Draft IBus Hotkey Behavior Plan v0.1

Warren Togami wtogami at redhat.com
Thu Apr 2 05:01:36 UTC 2009


Please comment on the below draft.

Cycle Hotkey Behavior
=====================
We have agreed to match the Windows IME hotkey cycling behavior in order 
to match user expectations.

Alt-Shift
This hotkey cycles to the next language.

Ctrl-Shift
This hotkey cycles to the next engine within the current language, if 
there is more than one engine for that language.  In practice this only 
does something in Chinese, while it does nothing in single engine 
languages like Japanese or Korean.  There is no time to implement this 
for Fedora 11, so we will compromise by having Alt-Shift cycle through 
all engines for all languages until we later implement this secondary 
cycling hotkey.

Ideal Trigger Hotkey Behavior
=============================
After F11, we intend on changing the default behavior of hotkeys to be 
similar to Windows behavior, where hotkeys associated with a language 
are active only when that language engine is the current engine.

Chinese
	CTRL-Space
India
	CTRL-Space
Japanese
	Hankaku, Alt-Hankaku, Alt-`
Korean
	right-Alt

This means if Japanese is the current language engine, CTRL-Space does 
nothing.  If Korean is the current language engine, Alt-` does nothing.

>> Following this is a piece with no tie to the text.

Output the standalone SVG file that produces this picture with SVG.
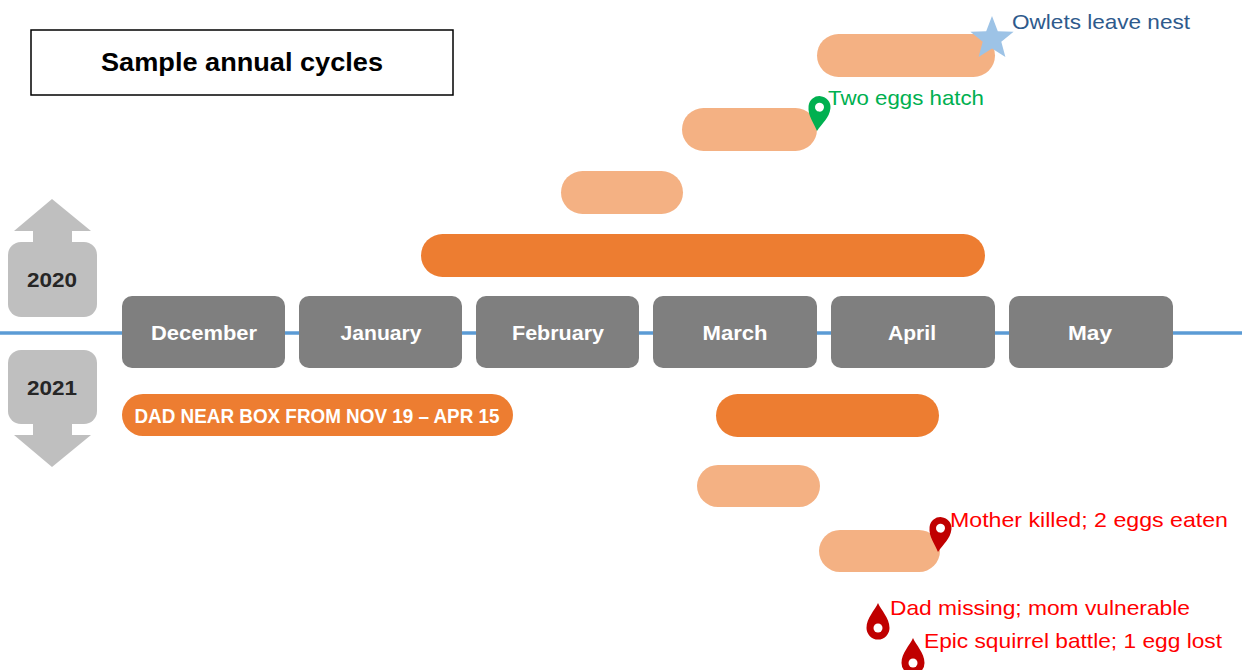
<svg xmlns="http://www.w3.org/2000/svg" xmlns:xlink="http://www.w3.org/1999/xlink" width="1242" height="670" viewBox="0 0 1242 670">
<style>
.month{fill:#7F7F7F}
.mtxt{font-family:"Liberation Sans",Arial,sans-serif;font-weight:bold;font-size:21px;fill:#FFFFFF;text-anchor:middle}
.dark{fill:#ED7D31}
.light{fill:#F4B183}
.yr{fill:#BFBFBF}
.ytxt{font-family:"Liberation Sans",Arial,sans-serif;font-weight:bold;font-size:21px;fill:#262626;text-anchor:middle}
.lbl{font-family:"Liberation Sans",Arial,sans-serif;font-size:21px}
.red{fill:#FF0000}
</style>
<defs>
<g id="pin">
<path d="M0,0 C-4,-8 -11,-14 -11,-24 A11,11 0 0 1 11,-24 C11,-14 4,-8 0,0 Z"/>
<circle cx="0" cy="-24" r="4.5" fill="#FFFFFF"/>
</g>
<g id="drop">
<path d="M0,-25 C3,-18 11.5,-10 11.5,0 A11.5,11.5 0 0 1 -11.5,0 C-11.5,-10 -3,-18 0,-25 Z"/>
<circle cx="0" cy="0" r="4.5" fill="#FFFFFF"/>
</g>
</defs>
<rect width="1242" height="670" fill="#FFFFFF"/>

<g id="connectors">
<line x1="0" y1="333" x2="1242" y2="333" stroke="#5B9BD5" stroke-width="3.5"/>
</g>

<g id="title">
<rect x="31" y="30" width="422" height="65" fill="#FFFFFF" stroke="#000000" stroke-width="1.5"/>
<text x="242" y="71" font-family="Liberation Sans,Arial,sans-serif" font-weight="bold" font-size="26" text-anchor="middle" textLength="282" lengthAdjust="spacingAndGlyphs" fill="#000000">Sample annual cycles</text>
</g>

<g id="year2020">
<path class="yr" d="M52,199 L91,231 L72,231 L72,242 L33,242 L33,231 L14,231 Z"/>
<rect class="yr" x="8" y="242" width="89" height="75" rx="13"/>
<text class="ytxt" x="52" y="287" textLength="50" lengthAdjust="spacingAndGlyphs">2020</text>
</g>
<g id="year2021">
<rect class="yr" x="8" y="350" width="89" height="74" rx="13"/>
<path class="yr" d="M33,423 L72,423 L72,435 L91,435 L52,467 L14,435 L33,435 Z"/>
<text class="ytxt" x="52" y="395" textLength="50" lengthAdjust="spacingAndGlyphs">2021</text>
</g>

<g id="m-december"><rect class="month" x="122" y="296" width="163" height="72" rx="10"/><text class="mtxt" x="204" y="340" textLength="106" lengthAdjust="spacingAndGlyphs">December</text></g>
<g id="m-january"><rect class="month" x="299" y="296" width="163" height="72" rx="10"/><text class="mtxt" x="381" y="340" textLength="81" lengthAdjust="spacingAndGlyphs">January</text></g>
<g id="m-february"><rect class="month" x="476" y="296" width="163" height="72" rx="10"/><text class="mtxt" x="558" y="340" textLength="92" lengthAdjust="spacingAndGlyphs">February</text></g>
<g id="m-march"><rect class="month" x="653" y="296" width="164" height="72" rx="10"/><text class="mtxt" x="735" y="340" textLength="65" lengthAdjust="spacingAndGlyphs">March</text></g>
<g id="m-april"><rect class="month" x="831" y="296" width="164" height="72" rx="10"/><text class="mtxt" x="912" y="340" textLength="48" lengthAdjust="spacingAndGlyphs">April</text></g>
<g id="m-may"><rect class="month" x="1009" y="296" width="164" height="72" rx="10"/><text class="mtxt" x="1090" y="340" textLength="44" lengthAdjust="spacingAndGlyphs">May</text></g>

<g id="bar-2020-main"><rect class="dark" x="421" y="234" width="564" height="43" rx="21.5"/></g>
<g id="bar-2020-a"><rect class="light" x="561" y="171" width="122" height="43" rx="21.5"/></g>
<g id="bar-2020-b"><rect class="light" x="682" y="108" width="135" height="43" rx="21.5"/></g>
<g id="bar-2020-c"><rect class="light" x="817" y="34" width="178" height="43" rx="21.5"/></g>

<g id="ev-hatch">
<use xlink:href="#pin" href="#pin" transform="translate(817,131) rotate(6)" fill="#00B050"/>
<text class="lbl" x="828" y="105" fill="#00B050" textLength="156" lengthAdjust="spacingAndGlyphs">Two eggs hatch</text>
</g>
<g id="ev-owlets">
<path d="M992,16 L997.8,31.2 L1013.6,31.7 L1001.3,41.8 L1005.4,57.1 L992,48.5 L978.6,57.1 L982.7,41.8 L970.4,31.7 L986.2,31.2 Z" fill="#9DC3E6"/>
<text class="lbl" x="1012" y="29" fill="#2E5A8C" textLength="178" lengthAdjust="spacingAndGlyphs">Owlets leave nest</text>
</g>

<g id="bar-dad">
<rect class="dark" x="122" y="394" width="391" height="42" rx="21"/>
<text x="317" y="423" font-family="Liberation Sans,Arial,sans-serif" font-weight="bold" font-size="20" fill="#FFFFFF" text-anchor="middle" textLength="365" lengthAdjust="spacingAndGlyphs">DAD NEAR BOX FROM NOV 19 – APR 15</text>
</g>
<g id="bar-2021-main"><rect class="dark" x="716" y="394" width="223" height="43" rx="21.5"/></g>
<g id="bar-2021-a"><rect class="light" x="697" y="465" width="123" height="42" rx="21"/></g>
<g id="bar-2021-b"><rect class="light" x="819" y="530" width="121" height="42" rx="21"/></g>

<g id="ev-mother">
<use xlink:href="#pin" href="#pin" transform="translate(938,552) rotate(6)" fill="#C00000"/>
<text class="lbl red" x="950" y="527" textLength="278" lengthAdjust="spacingAndGlyphs">Mother killed; 2 eggs eaten</text>
</g>
<g id="ev-dad">
<use xlink:href="#drop" href="#drop" transform="translate(878,628)" fill="#C00000"/>
<text class="lbl red" x="890" y="615" textLength="300" lengthAdjust="spacingAndGlyphs">Dad missing; mom vulnerable</text>
</g>
<g id="ev-squirrel">
<use xlink:href="#drop" href="#drop" transform="translate(913,663)" fill="#C00000"/>
<text class="lbl red" x="924" y="648" textLength="298" lengthAdjust="spacingAndGlyphs">Epic squirrel battle; 1 egg lost</text>
</g>
</svg>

The goal is to bring our IM behavior into line with non-technical normal 
user (hint: not Linux user) expectations, while making it easy to 
restore the old Linux behavior with an option.

I believe after we implement the above behavior, we could possibly 
improve upon it:
* In this ideal plan, the global trigger hotkey would default to blank. 
  A user may set their desired global trigger hotkey if they want to 
restore the previous behavior.
* We may want to consider always enabling non-native hotkeys deemed to 
be non-conflicting, or making this an option.  For example, Hankaku and 
Alt-` wont upset any other user.  right-Alt would upset non-Korean 
users, however Han/En is unique and might be deemed as non-conflicting.
* Other possible improvements over Windows behavior.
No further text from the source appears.